WRITTEN INSTRUCTION: From the first line of the listing below to the line with "if (!canvasRef.current) return;", print each line exactly, and nothing more. Leave out the pictures.

#### INFORMATION PROVIDED ####

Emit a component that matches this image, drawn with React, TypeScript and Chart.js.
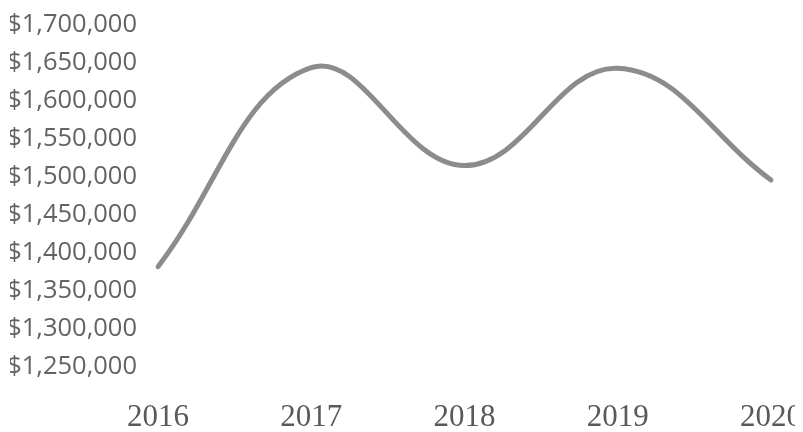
import React, { useEffect, useRef } from 'react';
import Chart from 'chart.js/auto';

const years = ['2016', '2017', '2018', '2019', '2020'];
const revenue = [1382000, 1644000, 1515000, 1643000, 1496000];
const yMin = 1250000;
const yMax = 1700000;
const yStep = 50000;

const fmt = (v: number) => '$' + v.toLocaleString('en-US');

export default function App() {
  const canvasRef = useRef<HTMLCanvasElement>(null);
  const chartRef = useRef<Chart | null>(null);

  useEffect(() => {
    if (!canvasRef.current) return;

    chartRef.current = new Chart(canvasRef.current, {
      type: 'line',
      data: {
        labels: years,
        datasets: [{
          data: revenue,
          borderColor: '#8c8c8c',
          borderWidth: 5,
          borderCapStyle: 'round',
          tension: 0.4,
          pointRadius: 0,
          fill: false
        }]
      },
      options: {
        animation: false,
        responsive: true,
        maintainAspectRatio: false,
        layout: { padding: { left: 2, right: 0, top: 0, bottom: 0 } },
        plugins: {
          legend: { display: false },
          tooltip: { enabled: false }
        },
        scales: {
          x: {
            grid: { display: false, drawTicks: false },
            border: { display: false },
            ticks: {
              color: '#595959',
              padding: 35,
              maxRotation: 0,
              font: { family: '"Liberation Serif", serif', size: 31, lineHeight: 1 }
            },
            // tick padding is counted on both sides by default; keep only the gap above the labels
            afterFit: (scale: any) => {
              scale.height = 65;
              scale.paddingLeft = 31;
              scale.paddingRight = 31;
            }
          },
          y: {
            min: yMin,
            max: yMax,
            grid: { display: false, drawTicks: false },
            border: { display: false },
            ticks: {
              stepSize: yStep,
              autoSkip: false,
              color: '#636363',
              padding: 21,
              font: { family: '"Open Sans", sans-serif', size: 25.5 },
              callback: (v) => fmt(Number(v))
            },
            afterFit: (scale: any) => {
              scale.width = 148;
              scale.paddingTop = 17;
              scale.paddingBottom = 15;
            }
          }
        }
      }
    });

    return () => {
      if (chartRef.current) {
        chartRef.current.destroy();
      }
    };
  }, []);

  return (
    <div style={{ width: 794, height: 424, position: 'relative' }}>
      <canvas ref={canvasRef} />
    </div>
  );
}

####

RESPONSE TO THE EXERCISE:
Emit a component that matches this image, drawn with React, TypeScript and Chart.js.
import React, { useEffect, useRef } from 'react';
import Chart from 'chart.js/auto';

const years = ['2016', '2017', '2018', '2019', '2020'];
const revenue = [1382000, 1644000, 1515000, 1643000, 1496000];
const yMin = 1250000;
const yMax = 1700000;
const yStep = 50000;

const fmt = (v: number) => '$' + v.toLocaleString('en-US');

export default function App() {
  const canvasRef = useRef<HTMLCanvasElement>(null);
  const chartRef = useRef<Chart | null>(null);

  useEffect(() => {
    if (!canvasRef.current) return;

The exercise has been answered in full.